Multi-Link Prediction for mmWave Wireless Communication Systems using Liquid Time-Constant Networks, Long Short-term Memory, and Interpretation using Symbolic Regression

A significant challenge encountered in mmWave and Sub-terahertz systems used in 5G and 1 the upcoming 6G networks is the rapid fluctuation in signal quality across various beam directions. Extremely high-frequency waves are highly vulnerable to obstruction, making even slight adjustments in device orientation or the presence of blockers capable of causing substantial fluctuations in link quality along a designated path. This issue poses a major obstacle because numerous applications with low-latency requirements necessitate precise forecasting of network quality from many directions and cells. The method that is proposed in this research demonstrates an avant-garde approach for assessing the quality of multi-directional connections in mmWave systems by utilizing the Liquid Time Constant network (LTC) instead of the conventionally used Long Short-Term Memory (LSTM) technique. The methods validity was tested through an optimistic simulation involving the monitoring of multi-cell connections at 28 GHz in a scenario where humans and various obstructions were moving arbitrarily.
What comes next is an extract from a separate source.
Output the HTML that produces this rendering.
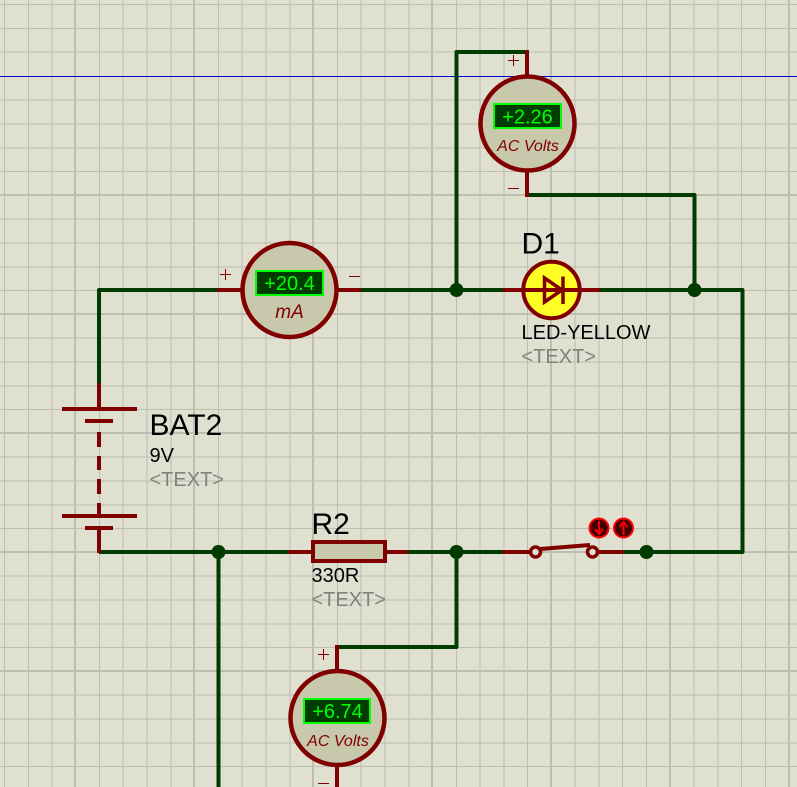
<!DOCTYPE html>
<html>
<head>
<meta charset="utf-8">
<style>
html,body{margin:0;padding:0;background:#e0e0d1;}
svg{display:block;}
text{font-family:"Liberation Sans",sans-serif;}
</style>
</head>
<body>
<svg width="797" height="787" viewBox="0 0 797 787" xmlns="http://www.w3.org/2000/svg">
<rect width="797" height="787" fill="#e0e0d1"/>
<g stroke="#bdbdb0" stroke-width="1" shape-rendering="crispEdges" fill="none">
<path d="M4.5 0V787M28.5 0V787M52 0V787M99.5 0V787M123 0V787M147 0V787M171 0V787M218.5 0V787M242 0V787M266 0V787M290 0V787M337.5 0V787M361 0V787M385 0V787M409 0V787M456.5 0V787M480 0V787M504 0V787M527.5 0V787M575 0V787M599 0V787M622.5 0V787M646.5 0V787M694 0V787M718 0V787M741.5 0V787M765.5 0V787"/>
<path d="M0 4.5H797M0 28.5H797M0 52H797M0 100H797M0 124H797M0 148H797M0 171.5H797M0 219H797M0 243H797M0 267H797M0 290.5H797M0 338H797M0 362H797M0 386H797M0 409.5H797M0 457H797M0 481H797M0 505H797M0 528.5H797M0 576H797M0 600H797M0 624H797M0 647.5H797M0 695H797M0 719H797M0 743H797M0 766.5H797"/>
</g>
<g stroke="#bdbdb0" stroke-width="2" shape-rendering="crispEdges" fill="none">
<path d="M75 0V787M194 0V787M313 0V787M432 0V787M551 0V787M670 0V787M789 0V787"/>
<path d="M0 195H797M0 314H797M0 433H797M0 552H797M0 671H797"/>
</g>
<path d="M0 76.5H797" stroke="#0000d0" stroke-width="1" shape-rendering="crispEdges"/>

<!-- wires -->
<g stroke="#003c00" stroke-width="4" fill="none" stroke-linejoin="round" stroke-linecap="butt">
<path d="M99 385V290H218"/>
<path d="M360 290H504"/>
<path d="M600 290H742.5V552H624"/>
<path d="M456.5 290V52H527"/>
<path d="M527 195H694.5V290"/>
<path d="M99 552H290"/>
<path d="M408 552H504"/>
<path d="M218.5 552V787"/>
<path d="M456.5 552V647H337"/>
</g>
<g fill="#003c00">
<circle cx="456.5" cy="290" r="7"/>
<circle cx="694.5" cy="290" r="7"/>
<circle cx="218.5" cy="552" r="7"/>
<circle cx="456.5" cy="552" r="7"/>
<circle cx="646.5" cy="552" r="7"/>
</g>

<!-- top voltmeter -->
<path d="M527 50V76M527 170V197" stroke="#800000" stroke-width="4" fill="none"/>
<circle cx="527.5" cy="123.5" r="47" fill="#c8c8ad" stroke="#800000" stroke-width="4.5"/>
<path d="M508 60.5H519M513.5 55V66M508 188.5H519" stroke="#800000" stroke-width="1" fill="none" shape-rendering="crispEdges"/>
<rect x="494" y="104" width="67" height="24" fill="#003c00" stroke="#00ff00" stroke-width="2"/>
<text x="527.5" y="123.5" font-size="20" fill="#00ff00" text-anchor="middle">+2.26</text>
<text x="528" y="151" font-size="16" font-style="italic" fill="#800000" text-anchor="middle">AC Volts</text>

<!-- ammeter -->
<path d="M217 290H243M337 290H361" stroke="#800000" stroke-width="4" fill="none"/>
<circle cx="289.5" cy="290" r="47" fill="#c8c8ad" stroke="#800000" stroke-width="4.5"/>
<path d="M220 274.5H231M225.5 269V280M349 276.5H360" stroke="#800000" stroke-width="1" fill="none" shape-rendering="crispEdges"/>
<rect x="256" y="271" width="67" height="24" fill="#003c00" stroke="#00ff00" stroke-width="2"/>
<text x="289.5" y="290" font-size="20" fill="#00ff00" text-anchor="middle">+20.4</text>
<text x="289.5" y="318" font-size="19" font-style="italic" fill="#800000" text-anchor="middle">mA</text>

<!-- LED -->
<circle cx="551.5" cy="290" r="28.2" fill="#ffff26" stroke="#800000" stroke-width="4"/>
<path d="M503 290H600" stroke="#800000" stroke-width="4" fill="none"/>
<path d="M544.5 278V302L562 290ZM563 276.5V304" stroke="#800000" stroke-width="3.5" fill="none" stroke-linejoin="miter"/>
<text x="521.5" y="253.5" font-size="30" fill="#000">D1</text>
<text x="521.5" y="339" font-size="20" fill="#000">LED-YELLOW</text>
<text x="521.5" y="363" font-size="20" fill="#808080">&lt;TEXT&gt;</text>

<!-- battery -->
<g stroke="#800000" fill="none" stroke-width="4">
<path d="M99 383V408"/>
<path d="M62 409H137"/>
<path d="M85 421H113"/>
<path d="M99 432V447M99 456V470M99 479V494"/>
<path d="M99 503V516"/>
<path d="M62 516H137"/>
<path d="M85 528H113"/>
<path d="M99 528V553"/>
</g>
<text x="149.5" y="435" font-size="30" fill="#000">BAT2</text>
<text x="149.5" y="462" font-size="20" fill="#000">9V</text>
<text x="149.5" y="486" font-size="20" fill="#808080">&lt;TEXT&gt;</text>

<!-- resistor -->
<path d="M288 552H408" stroke="#800000" stroke-width="4" fill="none"/>
<rect x="313" y="542" width="72" height="19" fill="#c8c8ad" stroke="#800000" stroke-width="4"/>
<text x="311.5" y="534" font-size="30" fill="#000">R2</text>
<text x="311.5" y="582" font-size="20" fill="#000">330R</text>
<text x="311.5" y="606" font-size="20" fill="#808080">&lt;TEXT&gt;</text>

<!-- switch -->
<path d="M503 552H530M598 552H624" stroke="#800000" stroke-width="4" fill="none"/>
<path d="M540 549L590 545" stroke="#800000" stroke-width="4" fill="none"/>
<circle cx="535.5" cy="552" r="5" fill="#e0e0d1" stroke="#800000" stroke-width="3.5"/>
<circle cx="592.5" cy="552" r="5" fill="#e0e0d1" stroke="#800000" stroke-width="3.5"/>
<circle cx="599" cy="528" r="9.5" fill="#400000" stroke="#ff0000" stroke-width="2"/>
<circle cx="623.5" cy="528" r="9.5" fill="#400000" stroke="#ff0000" stroke-width="2"/>
<path d="M599 521V532M595 529L599 534L603 529" stroke="#ff0000" stroke-width="2" fill="none"/>
<path d="M623.5 535V524M619.5 527L623.5 522L627.5 527" stroke="#ff0000" stroke-width="2" fill="none"/>

<!-- bottom voltmeter -->
<path d="M337 645V671M337 765V787" stroke="#800000" stroke-width="4" fill="none"/>
<circle cx="337.5" cy="718" r="47" fill="#c8c8ad" stroke="#800000" stroke-width="4.5"/>
<path d="M318 654.5H329M323.5 649V660M318 783.5H329" stroke="#800000" stroke-width="1" fill="none" shape-rendering="crispEdges"/>
<rect x="304" y="699" width="66" height="24" fill="#003c00" stroke="#00ff00" stroke-width="2"/>
<text x="337.5" y="718" font-size="20" fill="#00ff00" text-anchor="middle">+6.74</text>
<text x="338" y="746" font-size="16" font-style="italic" fill="#800000" text-anchor="middle">AC Volts</text>
</svg>
</body>
</html>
The results with LTC are significantly better than those obtained by conventional approaches such as LSTM. The latter resulted in a test Root Mean Squared Error (RMSE) of 3.44 dB, while the former, 0.25 dB, demonstrating a 13-fold improvement. For better interpretability and to illustrate the complexity of prediction, an approximate mathematical expression is also fitted to the simulated signal data using Symbolic Regression.